* start Dataset section *

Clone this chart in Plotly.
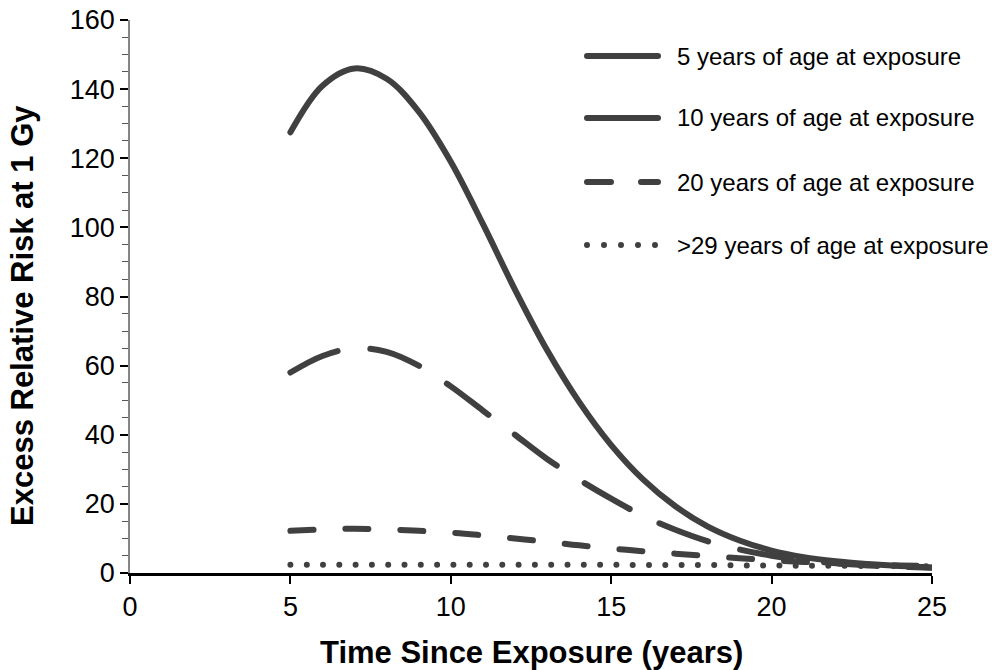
import plotly.graph_objects as go

# ---- data ----
years = [5, 6, 7, 8, 9, 10, 11, 12, 13, 14, 15, 16, 17, 18, 19, 20, 21, 22, 23, 24, 25]
err_age5 = [127.5, 141, 146, 143, 133.5, 119, 101, 82, 64.5, 49.5, 37, 27, 19.3, 13.5, 9.4, 6.5, 4.6, 3.4, 2.6, 2.0, 1.6]
err_age10 = [58, 62.8, 65, 64, 60, 54, 47, 40, 33, 27, 21.5, 16.5, 12.5, 9.2, 6.8, 5.0, 3.7, 2.8, 2.2, 1.8, 1.5]
err_age20 = [12.2, 12.6, 12.8, 12.6, 12.2, 11.7, 10.9, 10.0, 9.0, 8.0, 7.1, 6.3, 5.6, 4.9, 4.3, 3.7, 3.2, 2.8, 2.5, 2.2, 2.0]
err_age29 = [2.4, 2.4, 2.4, 2.4, 2.4, 2.4, 2.4, 2.4, 2.4, 2.4, 2.4, 2.3, 2.3, 2.3, 2.2, 2.2, 2.1, 2.1, 2.0, 2.0, 1.9]

series_names = ["5 years of age at exposure", "10 years of age at exposure",
                "20 years of age at exposure", ">29 years of age at exposure"]
series_values = [err_age5, err_age10, err_age20, err_age29]
dash_styles = ["solid", "52px,33px", "23px,32px", "0px,16.3px"]
legend_dashes = ["solid", "solid", "24px,30px", "0px,17px"]

x_ticks = [0, 5, 10, 15, 20, 25]
y_ticks = [0, 20, 40, 60, 80, 100, 120, 140, 160]
x_title = "Time Since Exposure (years)"
y_title = "Excess Relative Risk at 1 Gy"

LINE_COLOR = "#404040"
FONT = "Liberation Sans, Arial, sans-serif"
TICK_SIZE = 27
LEGEND_SIZE = 24
TITLE_SIZE = 31

fig = go.Figure()
for name, vals, dash in zip(series_names, series_values, dash_styles):
    fig.add_trace(go.Scatter(
        x=years, y=vals, name=name, mode="lines",
        line=dict(color=LINE_COLOR, width=6, dash=dash, shape="spline", smoothing=1.0),
        showlegend=False,
    ))

L, R, T, B = 130, 932, 20, 573
def px_to_paper(px, py):
    return (px - L) / (R - L), (B - py) / (B - T)

# ---- manual legend (long line samples like the original) ----
legend_rows_py = [56, 118, 182, 245]
for name, ldash, py in zip(series_names, legend_dashes, legend_rows_py):
    x0, y0 = px_to_paper(587, py)
    x1, _ = px_to_paper(655.5 if ldash.startswith("0px") else 658, py)
    fig.add_shape(type="line", xref="paper", yref="paper", x0=x0, x1=x1, y0=y0, y1=y0,
                  line=dict(color=LINE_COLOR, width=6, dash=ldash))
    tx, ty = px_to_paper(675, py)
    fig.add_annotation(xref="paper", yref="paper", x=tx, y=ty, text=name, showarrow=False,
                       xanchor="left", yanchor="middle",
                       font=dict(family=FONT, size=LEGEND_SIZE, color="#000000"))

# ---- axis titles as annotations (fixed placement) ----
ax, ay = px_to_paper(531, 652)
fig.add_annotation(xref="paper", yref="paper", x=ax, y=ay, text="<b>" + x_title + "</b>",
                   showarrow=False, xanchor="center", yanchor="middle",
                   font=dict(family=FONT, size=TITLE_SIZE, color="#000000"))
bx, by = px_to_paper(22, 316)
fig.add_annotation(xref="paper", yref="paper", x=bx, y=by, text="<b>" + y_title + "</b>",
                   showarrow=False, xanchor="center", yanchor="middle", textangle=-90,
                   font=dict(family=FONT, size=TITLE_SIZE, color="#000000"))

fig.update_layout(
    width=993, height=670,
    margin=dict(l=L, r=993 - R, t=T, b=670 - B, autoexpand=False),
    paper_bgcolor="white", plot_bgcolor="white",
    font=dict(family=FONT, size=TICK_SIZE, color="#000000"),
    showlegend=False,
)
fig.update_xaxes(
    range=[0, 25], tickvals=x_ticks, ticktext=[str(v) for v in x_ticks],
    showgrid=False, zeroline=False, showline=True, linecolor="#000000", linewidth=2.5,
    ticks="outside", ticklen=8, tickwidth=1.5, tickcolor="#000000", automargin=False,
    tickfont=dict(family=FONT, size=TICK_SIZE, color="#000000"),
)
fig.update_yaxes(
    range=[0, 160], tickvals=y_ticks, ticktext=[str(v) for v in y_ticks],
    showgrid=False, zeroline=False, showline=True, linecolor="#868686", linewidth=1.5,
    ticks="outside", ticklen=8, tickwidth=1.5, tickcolor="#000000", automargin=False,
    minor=dict(dtick=5, ticks="outside", ticklen=6, tickwidth=1, tickcolor="#555555", showgrid=False),
    tickfont=dict(family=FONT, size=TICK_SIZE, color="#000000"),
)

post = """
var s = document.createElement('style');
s.textContent = '.js-line, .shapelayer path { stroke-linecap: round !important; stroke-linejoin: round !important; }';
document.head.appendChild(s);
"""
fig.write_html("out.html", post_script=post)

* end Dataset section *

> Set exercise: Please restate the material above line by line, exactly, beginning at its first line and ending with the line that contains "import plotly.graph_objects as go", without any pictures.

> Written answer:
Clone this chart in Plotly.
import plotly.graph_objects as go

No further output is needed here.